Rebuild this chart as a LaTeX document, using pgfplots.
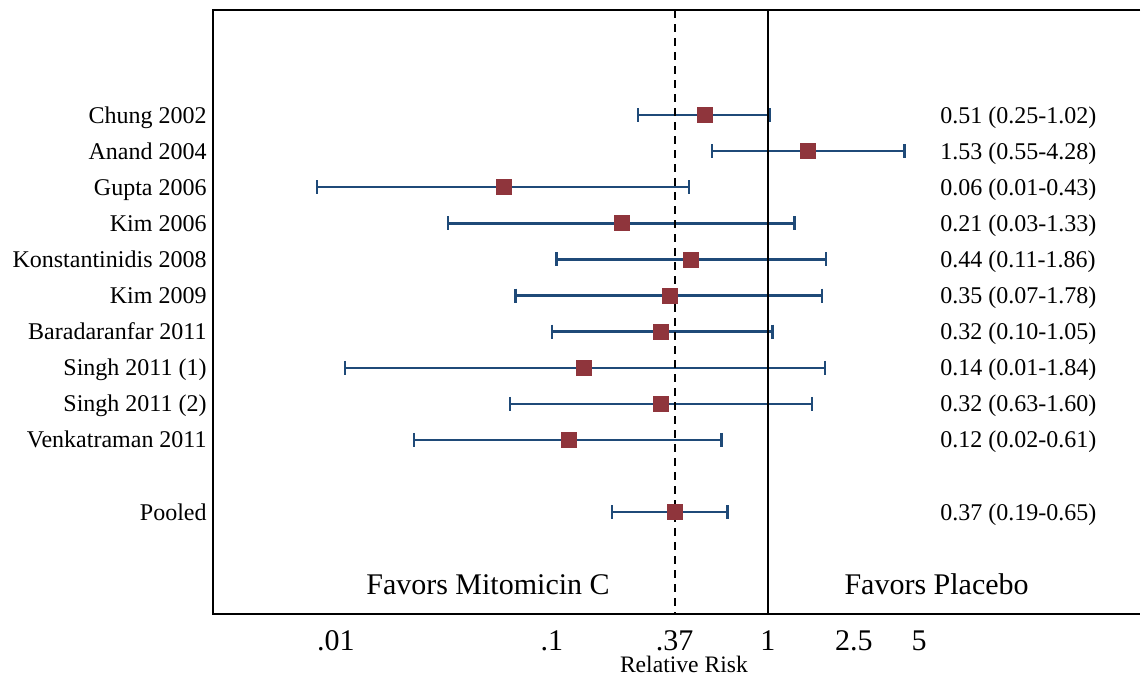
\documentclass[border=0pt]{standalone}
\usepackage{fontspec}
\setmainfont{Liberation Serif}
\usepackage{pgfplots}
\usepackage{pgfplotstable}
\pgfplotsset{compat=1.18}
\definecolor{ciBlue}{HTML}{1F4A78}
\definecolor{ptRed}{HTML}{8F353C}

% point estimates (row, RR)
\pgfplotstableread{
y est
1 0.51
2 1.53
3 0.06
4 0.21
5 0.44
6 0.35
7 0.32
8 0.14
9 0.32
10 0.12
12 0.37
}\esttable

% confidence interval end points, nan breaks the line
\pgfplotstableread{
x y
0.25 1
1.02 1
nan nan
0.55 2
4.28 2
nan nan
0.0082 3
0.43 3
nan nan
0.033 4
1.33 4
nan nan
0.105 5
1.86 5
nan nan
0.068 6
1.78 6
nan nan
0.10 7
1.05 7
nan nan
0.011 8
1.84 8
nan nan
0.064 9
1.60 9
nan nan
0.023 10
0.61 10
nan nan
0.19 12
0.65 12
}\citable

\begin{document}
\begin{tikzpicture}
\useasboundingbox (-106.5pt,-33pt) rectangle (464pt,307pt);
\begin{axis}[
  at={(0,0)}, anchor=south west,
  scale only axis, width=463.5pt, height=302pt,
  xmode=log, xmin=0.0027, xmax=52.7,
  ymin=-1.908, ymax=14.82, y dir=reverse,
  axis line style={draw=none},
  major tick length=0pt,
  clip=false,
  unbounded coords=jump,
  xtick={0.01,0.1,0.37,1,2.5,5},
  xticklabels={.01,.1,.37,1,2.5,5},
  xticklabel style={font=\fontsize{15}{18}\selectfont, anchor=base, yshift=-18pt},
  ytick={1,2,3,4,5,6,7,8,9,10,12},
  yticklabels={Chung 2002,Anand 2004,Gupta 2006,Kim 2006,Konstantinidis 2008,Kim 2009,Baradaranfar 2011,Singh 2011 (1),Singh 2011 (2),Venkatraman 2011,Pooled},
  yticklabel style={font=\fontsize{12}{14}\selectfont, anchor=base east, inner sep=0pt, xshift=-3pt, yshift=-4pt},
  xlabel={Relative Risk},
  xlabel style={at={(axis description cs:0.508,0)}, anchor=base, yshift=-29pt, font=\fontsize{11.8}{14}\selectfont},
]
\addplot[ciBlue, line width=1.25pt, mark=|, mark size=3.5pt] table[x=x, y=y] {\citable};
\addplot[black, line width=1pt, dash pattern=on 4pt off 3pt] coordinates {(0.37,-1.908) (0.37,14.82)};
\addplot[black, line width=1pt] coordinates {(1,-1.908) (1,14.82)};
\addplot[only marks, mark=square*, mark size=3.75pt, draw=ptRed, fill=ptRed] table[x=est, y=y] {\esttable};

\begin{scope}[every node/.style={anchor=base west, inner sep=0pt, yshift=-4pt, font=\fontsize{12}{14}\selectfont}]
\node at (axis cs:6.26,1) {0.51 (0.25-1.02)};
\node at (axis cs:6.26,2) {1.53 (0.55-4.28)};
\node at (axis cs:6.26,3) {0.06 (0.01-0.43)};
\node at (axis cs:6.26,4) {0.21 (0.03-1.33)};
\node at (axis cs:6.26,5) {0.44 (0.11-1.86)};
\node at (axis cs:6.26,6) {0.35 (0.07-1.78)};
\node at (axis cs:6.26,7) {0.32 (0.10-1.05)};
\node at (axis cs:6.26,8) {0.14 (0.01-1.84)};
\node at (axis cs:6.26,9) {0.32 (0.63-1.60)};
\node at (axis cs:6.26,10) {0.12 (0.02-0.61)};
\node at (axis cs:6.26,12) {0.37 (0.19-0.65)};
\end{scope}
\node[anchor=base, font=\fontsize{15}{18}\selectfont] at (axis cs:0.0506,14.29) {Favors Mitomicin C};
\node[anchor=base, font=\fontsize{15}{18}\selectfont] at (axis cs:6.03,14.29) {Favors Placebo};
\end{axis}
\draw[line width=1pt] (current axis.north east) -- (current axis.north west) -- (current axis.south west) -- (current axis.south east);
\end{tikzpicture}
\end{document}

+ + + + +

## What this task involves
Each line of the data is to be duplicated exactly; pictures stay out of the copy.

## Answer to the problem
Rebuild this chart as a LaTeX document, using pgfplots.
\documentclass[border=0pt]{standalone}
\usepackage{fontspec}
\setmainfont{Liberation Serif}
\usepackage{pgfplots}
\usepackage{pgfplotstable}
\pgfplotsset{compat=1.18}
\definecolor{ciBlue}{HTML}{1F4A78}
\definecolor{ptRed}{HTML}{8F353C}

% point estimates (row, RR)
\pgfplotstableread{
y est
1 0.51
2 1.53
3 0.06
4 0.21
5 0.44
6 0.35
7 0.32
8 0.14
9 0.32
10 0.12
12 0.37
}\esttable

% confidence interval end points, nan breaks the line
\pgfplotstableread{
x y
0.25 1
1.02 1
nan nan
0.55 2
4.28 2
nan nan
0.0082 3
0.43 3
nan nan
0.033 4
1.33 4
nan nan
0.105 5
1.86 5
nan nan
0.068 6
1.78 6
nan nan
0.10 7
1.05 7
nan nan
0.011 8
1.84 8
nan nan
0.064 9
1.60 9
nan nan
0.023 10
0.61 10
nan nan
0.19 12
0.65 12
}\citable

\begin{document}
\begin{tikzpicture}
\useasboundingbox (-106.5pt,-33pt) rectangle (464pt,307pt);
\begin{axis}[
  at={(0,0)}, anchor=south west,
  scale only axis, width=463.5pt, height=302pt,
  xmode=log, xmin=0.0027, xmax=52.7,
  ymin=-1.908, ymax=14.82, y dir=reverse,
  axis line style={draw=none},
  major tick length=0pt,
  clip=false,
  unbounded coords=jump,
  xtick={0.01,0.1,0.37,1,2.5,5},
  xticklabels={.01,.1,.37,1,2.5,5},
  xticklabel style={font=\fontsize{15}{18}\selectfont, anchor=base, yshift=-18pt},
  ytick={1,2,3,4,5,6,7,8,9,10,12},
  yticklabels={Chung 2002,Anand 2004,Gupta 2006,Kim 2006,Konstantinidis 2008,Kim 2009,Baradaranfar 2011,Singh 2011 (1),Singh 2011 (2),Venkatraman 2011,Pooled},
  yticklabel style={font=\fontsize{12}{14}\selectfont, anchor=base east, inner sep=0pt, xshift=-3pt, yshift=-4pt},
  xlabel={Relative Risk},
  xlabel style={at={(axis description cs:0.508,0)}, anchor=base, yshift=-29pt, font=\fontsize{11.8}{14}\selectfont},
]
\addplot[ciBlue, line width=1.25pt, mark=|, mark size=3.5pt] table[x=x, y=y] {\citable};
\addplot[black, line width=1pt, dash pattern=on 4pt off 3pt] coordinates {(0.37,-1.908) (0.37,14.82)};
\addplot[black, line width=1pt] coordinates {(1,-1.908) (1,14.82)};
\addplot[only marks, mark=square*, mark size=3.75pt, draw=ptRed, fill=ptRed] table[x=est, y=y] {\esttable};

\begin{scope}[every node/.style={anchor=base west, inner sep=0pt, yshift=-4pt, font=\fontsize{12}{14}\selectfont}]
\node at (axis cs:6.26,1) {0.51 (0.25-1.02)};
\node at (axis cs:6.26,2) {1.53 (0.55-4.28)};
\node at (axis cs:6.26,3) {0.06 (0.01-0.43)};
\node at (axis cs:6.26,4) {0.21 (0.03-1.33)};
\node at (axis cs:6.26,5) {0.44 (0.11-1.86)};
\node at (axis cs:6.26,6) {0.35 (0.07-1.78)};
\node at (axis cs:6.26,7) {0.32 (0.10-1.05)};
\node at (axis cs:6.26,8) {0.14 (0.01-1.84)};
\node at (axis cs:6.26,9) {0.32 (0.63-1.60)};
\node at (axis cs:6.26,10) {0.12 (0.02-0.61)};
\node at (axis cs:6.26,12) {0.37 (0.19-0.65)};
\end{scope}
\node[anchor=base, font=\fontsize{15}{18}\selectfont] at (axis cs:0.0506,14.29) {Favors Mitomicin C};
\node[anchor=base, font=\fontsize{15}{18}\selectfont] at (axis cs:6.03,14.29) {Favors Placebo};
\end{axis}
\draw[line width=1pt] (current axis.north east) -- (current axis.north west) -- (current axis.south west) -- (current axis.south east);
\end{tikzpicture}
\end{document}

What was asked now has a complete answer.